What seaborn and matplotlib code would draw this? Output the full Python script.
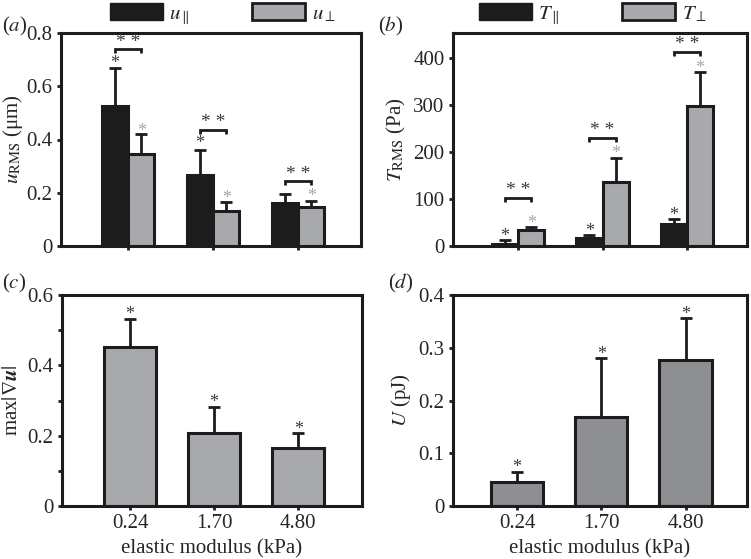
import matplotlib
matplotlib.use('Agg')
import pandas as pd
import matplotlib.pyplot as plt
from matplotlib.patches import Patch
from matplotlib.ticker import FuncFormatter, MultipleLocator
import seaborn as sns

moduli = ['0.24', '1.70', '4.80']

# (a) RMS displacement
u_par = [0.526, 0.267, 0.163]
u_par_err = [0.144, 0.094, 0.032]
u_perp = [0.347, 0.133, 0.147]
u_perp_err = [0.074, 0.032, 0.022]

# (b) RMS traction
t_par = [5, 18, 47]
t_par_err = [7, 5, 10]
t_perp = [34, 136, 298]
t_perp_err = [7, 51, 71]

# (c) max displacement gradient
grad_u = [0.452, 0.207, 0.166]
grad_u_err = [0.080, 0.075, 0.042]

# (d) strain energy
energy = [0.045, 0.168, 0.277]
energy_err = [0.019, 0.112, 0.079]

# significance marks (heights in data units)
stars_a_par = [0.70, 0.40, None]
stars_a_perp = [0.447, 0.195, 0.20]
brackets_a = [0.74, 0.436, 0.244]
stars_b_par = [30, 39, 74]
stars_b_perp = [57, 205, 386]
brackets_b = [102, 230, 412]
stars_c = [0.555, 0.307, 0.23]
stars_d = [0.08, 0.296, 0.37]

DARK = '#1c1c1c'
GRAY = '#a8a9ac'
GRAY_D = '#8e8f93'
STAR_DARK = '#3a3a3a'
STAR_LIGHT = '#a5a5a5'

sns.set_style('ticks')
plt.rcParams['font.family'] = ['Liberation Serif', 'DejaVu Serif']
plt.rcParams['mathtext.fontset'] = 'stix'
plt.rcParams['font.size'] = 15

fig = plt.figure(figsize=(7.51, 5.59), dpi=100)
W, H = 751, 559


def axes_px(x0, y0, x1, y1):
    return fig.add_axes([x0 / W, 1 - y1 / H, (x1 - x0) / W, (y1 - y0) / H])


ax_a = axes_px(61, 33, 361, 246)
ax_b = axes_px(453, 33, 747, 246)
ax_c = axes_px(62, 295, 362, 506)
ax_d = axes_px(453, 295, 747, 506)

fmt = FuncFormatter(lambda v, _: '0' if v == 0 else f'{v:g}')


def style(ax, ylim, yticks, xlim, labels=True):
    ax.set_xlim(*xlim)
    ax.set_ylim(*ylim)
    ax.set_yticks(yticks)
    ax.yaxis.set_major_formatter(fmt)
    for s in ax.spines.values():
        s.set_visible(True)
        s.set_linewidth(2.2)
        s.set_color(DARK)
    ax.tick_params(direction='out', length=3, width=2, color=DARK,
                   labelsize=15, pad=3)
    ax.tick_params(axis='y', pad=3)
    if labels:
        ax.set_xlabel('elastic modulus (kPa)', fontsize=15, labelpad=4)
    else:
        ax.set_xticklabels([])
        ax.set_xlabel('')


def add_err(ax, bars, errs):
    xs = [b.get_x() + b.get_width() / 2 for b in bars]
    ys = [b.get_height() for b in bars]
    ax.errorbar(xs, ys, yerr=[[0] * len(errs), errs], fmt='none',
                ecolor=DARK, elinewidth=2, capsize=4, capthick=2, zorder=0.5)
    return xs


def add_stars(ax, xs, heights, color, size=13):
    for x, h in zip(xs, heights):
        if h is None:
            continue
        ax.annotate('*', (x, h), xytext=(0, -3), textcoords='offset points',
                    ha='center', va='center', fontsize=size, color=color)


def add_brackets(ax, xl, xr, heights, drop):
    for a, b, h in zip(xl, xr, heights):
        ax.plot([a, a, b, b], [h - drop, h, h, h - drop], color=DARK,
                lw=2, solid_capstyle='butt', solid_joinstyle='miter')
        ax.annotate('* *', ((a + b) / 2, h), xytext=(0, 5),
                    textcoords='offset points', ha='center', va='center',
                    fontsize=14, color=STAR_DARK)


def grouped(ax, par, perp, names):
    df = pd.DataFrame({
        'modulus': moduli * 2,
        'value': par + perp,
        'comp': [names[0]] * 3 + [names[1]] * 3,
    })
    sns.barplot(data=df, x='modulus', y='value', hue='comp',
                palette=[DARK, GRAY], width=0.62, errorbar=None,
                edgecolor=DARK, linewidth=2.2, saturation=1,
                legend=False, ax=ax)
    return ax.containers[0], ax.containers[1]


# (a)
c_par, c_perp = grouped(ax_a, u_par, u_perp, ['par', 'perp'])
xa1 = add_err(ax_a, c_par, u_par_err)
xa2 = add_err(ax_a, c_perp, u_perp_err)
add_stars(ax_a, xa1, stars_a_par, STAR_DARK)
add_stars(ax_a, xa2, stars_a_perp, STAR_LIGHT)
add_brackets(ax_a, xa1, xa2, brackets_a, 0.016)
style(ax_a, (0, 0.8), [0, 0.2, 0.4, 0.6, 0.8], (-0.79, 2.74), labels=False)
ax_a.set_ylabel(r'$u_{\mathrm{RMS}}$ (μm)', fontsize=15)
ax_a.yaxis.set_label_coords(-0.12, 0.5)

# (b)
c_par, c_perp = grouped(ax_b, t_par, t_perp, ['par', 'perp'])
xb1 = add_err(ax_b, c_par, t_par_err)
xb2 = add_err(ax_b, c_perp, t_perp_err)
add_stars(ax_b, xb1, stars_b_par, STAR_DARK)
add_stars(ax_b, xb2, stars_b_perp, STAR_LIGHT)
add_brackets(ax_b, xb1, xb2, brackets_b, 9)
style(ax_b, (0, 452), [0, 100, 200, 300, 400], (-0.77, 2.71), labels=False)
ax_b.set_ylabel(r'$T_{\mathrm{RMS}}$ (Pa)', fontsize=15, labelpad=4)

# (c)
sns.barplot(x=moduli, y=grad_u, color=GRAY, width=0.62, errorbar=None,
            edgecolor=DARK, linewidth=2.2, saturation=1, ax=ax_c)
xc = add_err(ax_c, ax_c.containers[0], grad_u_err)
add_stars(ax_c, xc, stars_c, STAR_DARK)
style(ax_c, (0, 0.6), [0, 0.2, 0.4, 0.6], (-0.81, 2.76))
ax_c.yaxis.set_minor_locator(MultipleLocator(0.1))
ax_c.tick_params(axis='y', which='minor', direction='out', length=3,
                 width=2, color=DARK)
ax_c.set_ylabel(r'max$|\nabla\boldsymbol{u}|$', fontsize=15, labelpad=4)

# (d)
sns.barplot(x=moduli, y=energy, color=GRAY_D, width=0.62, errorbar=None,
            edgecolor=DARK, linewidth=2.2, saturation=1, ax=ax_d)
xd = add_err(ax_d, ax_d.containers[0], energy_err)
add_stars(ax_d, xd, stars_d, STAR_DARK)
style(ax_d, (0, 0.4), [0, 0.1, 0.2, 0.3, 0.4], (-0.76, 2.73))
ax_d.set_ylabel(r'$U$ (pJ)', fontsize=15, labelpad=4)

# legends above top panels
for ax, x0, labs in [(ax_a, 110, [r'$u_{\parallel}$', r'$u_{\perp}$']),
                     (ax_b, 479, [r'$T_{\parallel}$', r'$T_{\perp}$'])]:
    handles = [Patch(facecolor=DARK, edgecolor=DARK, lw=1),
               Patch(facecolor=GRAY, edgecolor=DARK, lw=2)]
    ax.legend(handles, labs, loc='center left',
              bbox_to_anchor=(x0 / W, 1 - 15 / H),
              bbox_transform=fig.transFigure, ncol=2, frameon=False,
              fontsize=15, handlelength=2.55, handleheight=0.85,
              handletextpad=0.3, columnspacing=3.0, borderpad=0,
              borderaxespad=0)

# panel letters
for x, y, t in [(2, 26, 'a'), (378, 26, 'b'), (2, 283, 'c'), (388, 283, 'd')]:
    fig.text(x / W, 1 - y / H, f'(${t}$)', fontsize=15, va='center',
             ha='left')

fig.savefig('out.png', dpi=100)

::::::

- EXERCISE REQUIREMENTS: Say how many lines of the data include the word "matplotlib". Respond with the number alone.

- TASK RESPONSE: 6